I touched on this briefly in the last post: the other roles that Marketing Platform Engineering (MPE) overlaps with but isn’t. Before diving into what the role is and what it entails though, it’s worth pausing to draw the lines around what it’s not. MPE intersects with several familiar disciplines, which makes it easy to mistake it for something else entirely. Drawing these boundaries matters, because without them, it’s all too easy to dismiss this work as just a repackaged version of roles that already exist.
It’s not Growth Engineering or CRO
Growth engineering focuses on driving long-term growth metrics like acquisition, activation, retention, and revenue. They build new features, experiment setups, and product optimizations that shape user behaviour across the entire funnel, often well beyond marketing-owned surfaces. Their work is deeply metrics-driven, experimental, and product-oriented.
CRO (Conversion Rate Optimization) teams, on the other hand, run rapid, targeted tests on specific marketing surfaces, like landing pages, lead forms, or campaign microsites, to improve immediate conversion outcomes. Their work is quick, tactical, and often one-off.

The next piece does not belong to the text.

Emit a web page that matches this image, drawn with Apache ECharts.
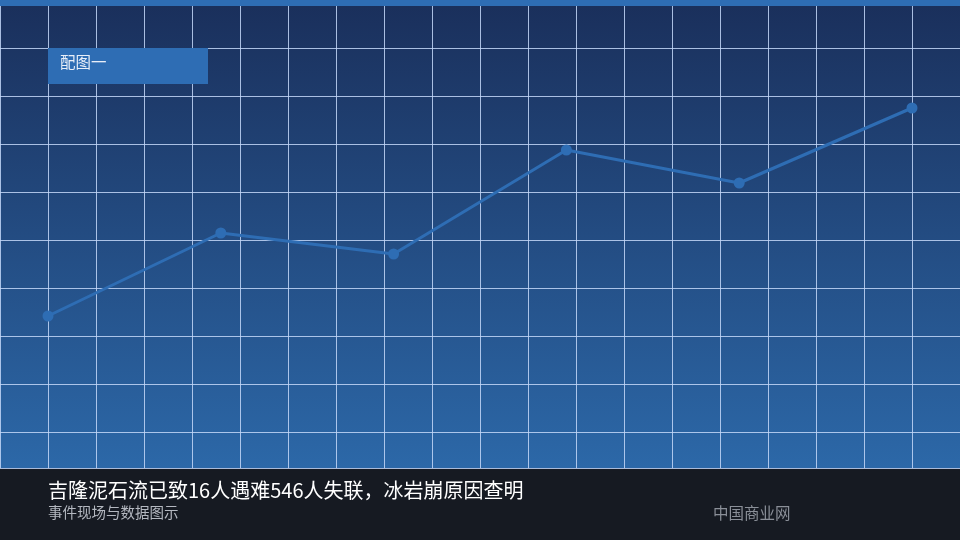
<!DOCTYPE html>
<html>
<head>
<meta charset="utf-8">
<script src="https://cdn.jsdelivr.net/npm/echarts@6/dist/echarts.min.js"></script>
<style>
  html, body { margin: 0; padding: 0; background: #161a22; }
  #chart { width: 960px; height: 540px; }
</style>
</head>
<body>
<div id="chart"></div>
<script>
// 数据
const categories = ['1', '2', '3', '4', '5', '6']
const values = [152, 235, 214, 318, 285, 360]
const titleText = '吉隆泥石流已致16人遇难546人失联，冰岩崩原因查明'
const subText = '事件现场与数据图示'
const sourceText = '中国商业网'
const tagText = '配图一'

const chart = echarts.init(document.getElementById('chart'))
const font = '"Noto Sans CJK SC", "Noto Sans", sans-serif'

const option = {
  backgroundColor: '#161a22',
  animation: false,
  graphic: [
    {
      // 背景渐变
      type: 'rect', z: -10,
      shape: { x: 0, y: 0, width: 960, height: 468 },
      style: {
        fill: new echarts.graphic.LinearGradient(0, 0, 0, 1, [
          { offset: 0, color: '#1a2f5b' },
          { offset: 1, color: '#2c68a8' }
        ])
      }
    },
    {
      type: 'rect', z: 10,
      shape: { x: 0, y: 0, width: 960, height: 6 },
      style: { fill: '#2e6db4' }
    },
    {
      type: 'rect', z: 10,
      shape: { x: 48, y: 48, width: 160, height: 36 },
      style: { fill: '#2e6db4' }
    },
    {
      type: 'text', z: 11, left: 60, top: 54,
      style: { text: tagText, fill: '#e8eef8', font: '15.5px ' + font }
    },
    {
      type: 'text', left: 48, top: 480,
      style: { text: titleText, fill: '#ffffff', font: '20px ' + font }
    },
    {
      type: 'text', left: 48, top: 505,
      style: { text: subText, fill: '#b4b8c0', font: '14.5px ' + font }
    },
    {
      type: 'text', left: 713, top: 505,
      style: { text: sourceText, fill: '#8a8f98', font: '15.5px ' + font }
    }
  ],
  grid: [
    // 背景网格
    { left: 0, right: 0, top: 0, height: 468 },
    // 折线
    { left: 48, right: 48, top: 0, height: 468 }
  ],
  xAxis: [
    {
      gridIndex: 0, type: 'value', min: 0, max: 960, interval: 48,
      axisLine: { show: false }, axisTick: { show: false }, axisLabel: { show: false },
      splitLine: { show: true, lineStyle: { color: 'rgba(195,215,248,0.85)', width: 1 } }
    },
    {
      gridIndex: 1, type: 'category', data: categories, boundaryGap: false,
      axisLine: { show: false }, axisTick: { show: false }, axisLabel: { show: false },
      splitLine: { show: false }
    }
  ],
  yAxis: [
    {
      gridIndex: 0, type: 'value', min: 0, max: 468, interval: 48, inverse: true,
      axisLine: { show: false }, axisTick: { show: false }, axisLabel: { show: false },
      splitLine: { show: true, lineStyle: { color: 'rgba(195,215,248,0.85)', width: 1 } }
    },
    {
      gridIndex: 1, type: 'value', min: 0, max: 468,
      axisLine: { show: false }, axisTick: { show: false }, axisLabel: { show: false },
      splitLine: { show: false }
    }
  ],
  series: [
    {
      type: 'line', xAxisIndex: 1, yAxisIndex: 1, z: 5,
      data: values,
      symbol: 'circle', symbolSize: 11,
      lineStyle: { color: '#2e6db4', width: 3 },
      itemStyle: { color: '#2e6db4' }
    }
  ]
}
chart.setOption(option)
</script>
</body>
</html>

MPE is neither of these. It doesn’t run growth experiments or tweak campaigns to boost short-term conversion rates. Instead, it builds the platforms and workflows that enable both growth and CRO teams to move faster and more effectively: robust CMS architectures, experimentation frameworks, analytics pipelines, and reusable systems. MPE is about building the foundation that these teams operate on, not the experiments themselves.
It’s not DevOps or Platform Engineering
DevOps and platform teams are focused on infrastructure reliability, deployment pipelines, CI/CD, and security across an organization. Their work is measured in uptime, latency, and operational consistency, not marketing agility.
MPE overlaps in its concern for developer experience and maintainability, but its purpose is different: to serve marketing and editorial velocity specifically. Where platform engineering prioritizes scale and standardization across everything, MPE tailors its solutions to the distinct needs of marketing teams.
It’s not Solutions Engineering or Developer Advocacy
Solutions engineers and developer advocates are external-facing roles. They help customers adopt products, or market to developers, translating between technical and business audiences out in the world.
MPE is internal-facing. It builds the underlying framework within a company, the systems, workflows, and integrations that marketing teams operate on every day.
It’s not just a Marketing Technologist
Marketing technologists typically focus on configuring SaaS tools, CRMs, email platforms, analytics dashboards, and live close to or within marketing operations. They rarely design custom architecture or maintain production codebases.
MPE does though. It’s engineering work, not tool configuration. It involves writing and maintaining code, designing system architectures, and building long-lived internal platforms that marketing functions depend on.
Marketing Platform Engineering sits close to these roles, which is why it’s easy to misread, but also why it’s powerful. It intersects with growth, platform, and solutions work, but it isn’t a mash-up of them. It’s its own practice with its own mandate: to build the foundational systems that make modern marketing possible.